»»
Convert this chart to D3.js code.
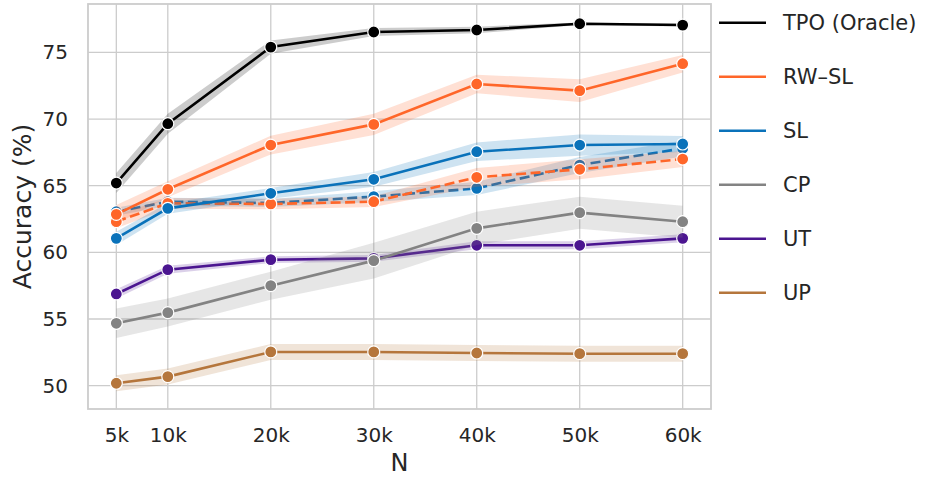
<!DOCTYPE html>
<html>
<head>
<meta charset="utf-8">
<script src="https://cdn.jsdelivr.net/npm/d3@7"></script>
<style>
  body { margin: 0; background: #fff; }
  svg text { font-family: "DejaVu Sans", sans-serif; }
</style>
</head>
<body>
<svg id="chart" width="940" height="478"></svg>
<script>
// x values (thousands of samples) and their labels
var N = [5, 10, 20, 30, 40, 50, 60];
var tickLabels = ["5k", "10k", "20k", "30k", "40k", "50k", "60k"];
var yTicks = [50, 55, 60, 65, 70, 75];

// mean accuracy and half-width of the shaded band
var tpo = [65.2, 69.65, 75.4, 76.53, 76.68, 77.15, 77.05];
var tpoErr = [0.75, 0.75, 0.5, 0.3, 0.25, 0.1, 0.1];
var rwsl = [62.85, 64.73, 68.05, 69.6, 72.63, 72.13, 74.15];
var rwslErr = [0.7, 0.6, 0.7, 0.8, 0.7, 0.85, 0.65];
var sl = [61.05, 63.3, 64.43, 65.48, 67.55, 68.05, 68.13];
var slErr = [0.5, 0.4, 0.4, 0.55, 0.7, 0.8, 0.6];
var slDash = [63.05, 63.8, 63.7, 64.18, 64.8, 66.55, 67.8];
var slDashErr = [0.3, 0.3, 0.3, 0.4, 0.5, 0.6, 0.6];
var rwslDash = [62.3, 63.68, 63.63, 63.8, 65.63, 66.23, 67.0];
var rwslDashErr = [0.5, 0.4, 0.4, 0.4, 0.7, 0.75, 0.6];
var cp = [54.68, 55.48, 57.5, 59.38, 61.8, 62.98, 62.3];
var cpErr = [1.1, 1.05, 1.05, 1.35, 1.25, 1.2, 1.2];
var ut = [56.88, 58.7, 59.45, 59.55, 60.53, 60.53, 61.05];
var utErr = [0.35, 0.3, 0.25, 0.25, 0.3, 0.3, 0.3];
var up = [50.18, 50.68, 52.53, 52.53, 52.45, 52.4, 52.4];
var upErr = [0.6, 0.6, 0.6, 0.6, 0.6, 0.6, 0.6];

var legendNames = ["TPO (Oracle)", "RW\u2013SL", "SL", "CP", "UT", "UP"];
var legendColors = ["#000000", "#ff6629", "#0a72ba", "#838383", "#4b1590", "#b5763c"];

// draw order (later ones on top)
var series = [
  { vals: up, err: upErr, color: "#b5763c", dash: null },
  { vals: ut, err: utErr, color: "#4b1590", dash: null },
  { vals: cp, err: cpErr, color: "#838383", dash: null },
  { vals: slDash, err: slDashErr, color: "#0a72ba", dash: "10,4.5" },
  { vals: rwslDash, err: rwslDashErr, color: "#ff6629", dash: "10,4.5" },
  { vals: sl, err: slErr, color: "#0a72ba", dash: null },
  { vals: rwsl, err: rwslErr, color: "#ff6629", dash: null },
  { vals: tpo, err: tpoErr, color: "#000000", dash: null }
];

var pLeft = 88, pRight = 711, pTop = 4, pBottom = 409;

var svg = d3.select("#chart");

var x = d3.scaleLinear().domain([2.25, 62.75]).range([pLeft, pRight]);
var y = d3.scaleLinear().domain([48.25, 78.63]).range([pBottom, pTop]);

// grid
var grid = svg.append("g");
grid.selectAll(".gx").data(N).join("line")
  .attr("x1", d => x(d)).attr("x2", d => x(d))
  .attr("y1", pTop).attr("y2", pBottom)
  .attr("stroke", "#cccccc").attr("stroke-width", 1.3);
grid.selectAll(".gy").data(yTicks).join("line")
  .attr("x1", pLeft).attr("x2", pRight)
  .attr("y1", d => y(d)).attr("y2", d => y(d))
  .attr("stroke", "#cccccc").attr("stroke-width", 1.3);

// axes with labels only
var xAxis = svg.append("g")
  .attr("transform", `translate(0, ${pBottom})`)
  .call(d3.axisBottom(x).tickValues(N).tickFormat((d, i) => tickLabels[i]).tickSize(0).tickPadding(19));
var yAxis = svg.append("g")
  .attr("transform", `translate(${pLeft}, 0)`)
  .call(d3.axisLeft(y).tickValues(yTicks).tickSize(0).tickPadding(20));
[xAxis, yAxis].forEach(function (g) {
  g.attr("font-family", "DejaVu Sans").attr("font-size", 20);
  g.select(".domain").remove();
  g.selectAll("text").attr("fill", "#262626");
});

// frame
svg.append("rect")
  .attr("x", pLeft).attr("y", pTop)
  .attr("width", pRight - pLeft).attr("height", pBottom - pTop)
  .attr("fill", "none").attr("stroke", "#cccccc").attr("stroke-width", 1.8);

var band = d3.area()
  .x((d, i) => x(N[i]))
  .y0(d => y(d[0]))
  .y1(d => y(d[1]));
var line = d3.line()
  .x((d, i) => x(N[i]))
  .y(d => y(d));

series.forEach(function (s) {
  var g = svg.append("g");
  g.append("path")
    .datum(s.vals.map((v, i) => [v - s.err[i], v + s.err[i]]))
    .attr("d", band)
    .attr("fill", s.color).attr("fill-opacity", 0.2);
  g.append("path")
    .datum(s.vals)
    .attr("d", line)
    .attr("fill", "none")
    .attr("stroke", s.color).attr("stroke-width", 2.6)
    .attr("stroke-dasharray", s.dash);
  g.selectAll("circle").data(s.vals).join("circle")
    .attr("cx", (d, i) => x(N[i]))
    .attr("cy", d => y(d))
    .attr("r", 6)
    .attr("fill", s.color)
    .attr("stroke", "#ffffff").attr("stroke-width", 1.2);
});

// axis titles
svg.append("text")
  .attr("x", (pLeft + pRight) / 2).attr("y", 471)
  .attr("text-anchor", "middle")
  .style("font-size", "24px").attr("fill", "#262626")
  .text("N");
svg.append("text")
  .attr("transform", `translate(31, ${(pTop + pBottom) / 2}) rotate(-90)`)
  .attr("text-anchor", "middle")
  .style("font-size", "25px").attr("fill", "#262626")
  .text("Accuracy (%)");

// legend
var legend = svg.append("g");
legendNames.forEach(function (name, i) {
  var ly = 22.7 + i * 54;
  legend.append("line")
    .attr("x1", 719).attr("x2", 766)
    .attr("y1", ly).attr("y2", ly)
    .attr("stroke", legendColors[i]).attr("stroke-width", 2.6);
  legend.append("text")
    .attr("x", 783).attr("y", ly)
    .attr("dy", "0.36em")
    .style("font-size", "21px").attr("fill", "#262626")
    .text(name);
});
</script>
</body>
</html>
««
**Given exercise:** Quote the data exactly, leaving every image out of the copy.

**Answer below:**
Convert this chart to D3.js code.
<!DOCTYPE html>
<html>
<head>
<meta charset="utf-8">
<script src="https://cdn.jsdelivr.net/npm/d3@7"></script>
<style>
  body { margin: 0; background: #fff; }
  svg text { font-family: "DejaVu Sans", sans-serif; }
</style>
</head>
<body>
<svg id="chart" width="940" height="478"></svg>
<script>
// x values (thousands of samples) and their labels
var N = [5, 10, 20, 30, 40, 50, 60];
var tickLabels = ["5k", "10k", "20k", "30k", "40k", "50k", "60k"];
var yTicks = [50, 55, 60, 65, 70, 75];

// mean accuracy and half-width of the shaded band
var tpo = [65.2, 69.65, 75.4, 76.53, 76.68, 77.15, 77.05];
var tpoErr = [0.75, 0.75, 0.5, 0.3, 0.25, 0.1, 0.1];
var rwsl = [62.85, 64.73, 68.05, 69.6, 72.63, 72.13, 74.15];
var rwslErr = [0.7, 0.6, 0.7, 0.8, 0.7, 0.85, 0.65];
var sl = [61.05, 63.3, 64.43, 65.48, 67.55, 68.05, 68.13];
var slErr = [0.5, 0.4, 0.4, 0.55, 0.7, 0.8, 0.6];
var slDash = [63.05, 63.8, 63.7, 64.18, 64.8, 66.55, 67.8];
var slDashErr = [0.3, 0.3, 0.3, 0.4, 0.5, 0.6, 0.6];
var rwslDash = [62.3, 63.68, 63.63, 63.8, 65.63, 66.23, 67.0];
var rwslDashErr = [0.5, 0.4, 0.4, 0.4, 0.7, 0.75, 0.6];
var cp = [54.68, 55.48, 57.5, 59.38, 61.8, 62.98, 62.3];
var cpErr = [1.1, 1.05, 1.05, 1.35, 1.25, 1.2, 1.2];
var ut = [56.88, 58.7, 59.45, 59.55, 60.53, 60.53, 61.05];
var utErr = [0.35, 0.3, 0.25, 0.25, 0.3, 0.3, 0.3];
var up = [50.18, 50.68, 52.53, 52.53, 52.45, 52.4, 52.4];
var upErr = [0.6, 0.6, 0.6, 0.6, 0.6, 0.6, 0.6];

var legendNames = ["TPO (Oracle)", "RW\u2013SL", "SL", "CP", "UT", "UP"];
var legendColors = ["#000000", "#ff6629", "#0a72ba", "#838383", "#4b1590", "#b5763c"];

// draw order (later ones on top)
var series = [
  { vals: up, err: upErr, color: "#b5763c", dash: null },
  { vals: ut, err: utErr, color: "#4b1590", dash: null },
  { vals: cp, err: cpErr, color: "#838383", dash: null },
  { vals: slDash, err: slDashErr, color: "#0a72ba", dash: "10,4.5" },
  { vals: rwslDash, err: rwslDashErr, color: "#ff6629", dash: "10,4.5" },
  { vals: sl, err: slErr, color: "#0a72ba", dash: null },
  { vals: rwsl, err: rwslErr, color: "#ff6629", dash: null },
  { vals: tpo, err: tpoErr, color: "#000000", dash: null }
];

var pLeft = 88, pRight = 711, pTop = 4, pBottom = 409;

var svg = d3.select("#chart");

var x = d3.scaleLinear().domain([2.25, 62.75]).range([pLeft, pRight]);
var y = d3.scaleLinear().domain([48.25, 78.63]).range([pBottom, pTop]);

// grid
var grid = svg.append("g");
grid.selectAll(".gx").data(N).join("line")
  .attr("x1", d => x(d)).attr("x2", d => x(d))
  .attr("y1", pTop).attr("y2", pBottom)
  .attr("stroke", "#cccccc").attr("stroke-width", 1.3);
grid.selectAll(".gy").data(yTicks).join("line")
  .attr("x1", pLeft).attr("x2", pRight)
  .attr("y1", d => y(d)).attr("y2", d => y(d))
  .attr("stroke", "#cccccc").attr("stroke-width", 1.3);

// axes with labels only
var xAxis = svg.append("g")
  .attr("transform", `translate(0, ${pBottom})`)
  .call(d3.axisBottom(x).tickValues(N).tickFormat((d, i) => tickLabels[i]).tickSize(0).tickPadding(19));
var yAxis = svg.append("g")
  .attr("transform", `translate(${pLeft}, 0)`)
  .call(d3.axisLeft(y).tickValues(yTicks).tickSize(0).tickPadding(20));
[xAxis, yAxis].forEach(function (g) {
  g.attr("font-family", "DejaVu Sans").attr("font-size", 20);
  g.select(".domain").remove();
  g.selectAll("text").attr("fill", "#262626");
});

// frame
svg.append("rect")
  .attr("x", pLeft).attr("y", pTop)
  .attr("width", pRight - pLeft).attr("height", pBottom - pTop)
  .attr("fill", "none").attr("stroke", "#cccccc").attr("stroke-width", 1.8);

var band = d3.area()
  .x((d, i) => x(N[i]))
  .y0(d => y(d[0]))
  .y1(d => y(d[1]));
var line = d3.line()
  .x((d, i) => x(N[i]))
  .y(d => y(d));

series.forEach(function (s) {
  var g = svg.append("g");
  g.append("path")
    .datum(s.vals.map((v, i) => [v - s.err[i], v + s.err[i]]))
    .attr("d", band)
    .attr("fill", s.color).attr("fill-opacity", 0.2);
  g.append("path")
    .datum(s.vals)
    .attr("d", line)
    .attr("fill", "none")
    .attr("stroke", s.color).attr("stroke-width", 2.6)
    .attr("stroke-dasharray", s.dash);
  g.selectAll("circle").data(s.vals).join("circle")
    .attr("cx", (d, i) => x(N[i]))
    .attr("cy", d => y(d))
    .attr("r", 6)
    .attr("fill", s.color)
    .attr("stroke", "#ffffff").attr("stroke-width", 1.2);
});

// axis titles
svg.append("text")
  .attr("x", (pLeft + pRight) / 2).attr("y", 471)
  .attr("text-anchor", "middle")
  .style("font-size", "24px").attr("fill", "#262626")
  .text("N");
svg.append("text")
  .attr("transform", `translate(31, ${(pTop + pBottom) / 2}) rotate(-90)`)
  .attr("text-anchor", "middle")
  .style("font-size", "25px").attr("fill", "#262626")
  .text("Accuracy (%)");

// legend
var legend = svg.append("g");
legendNames.forEach(function (name, i) {
  var ly = 22.7 + i * 54;
  legend.append("line")
    .attr("x1", 719).attr("x2", 766)
    .attr("y1", ly).attr("y2", ly)
    .attr("stroke", legendColors[i]).attr("stroke-width", 2.6);
  legend.append("text")
    .attr("x", 783).attr("y", ly)
    .attr("dy", "0.36em")
    .style("font-size", "21px").attr("fill", "#262626")
    .text(name);
});
</script>
</body>
</html>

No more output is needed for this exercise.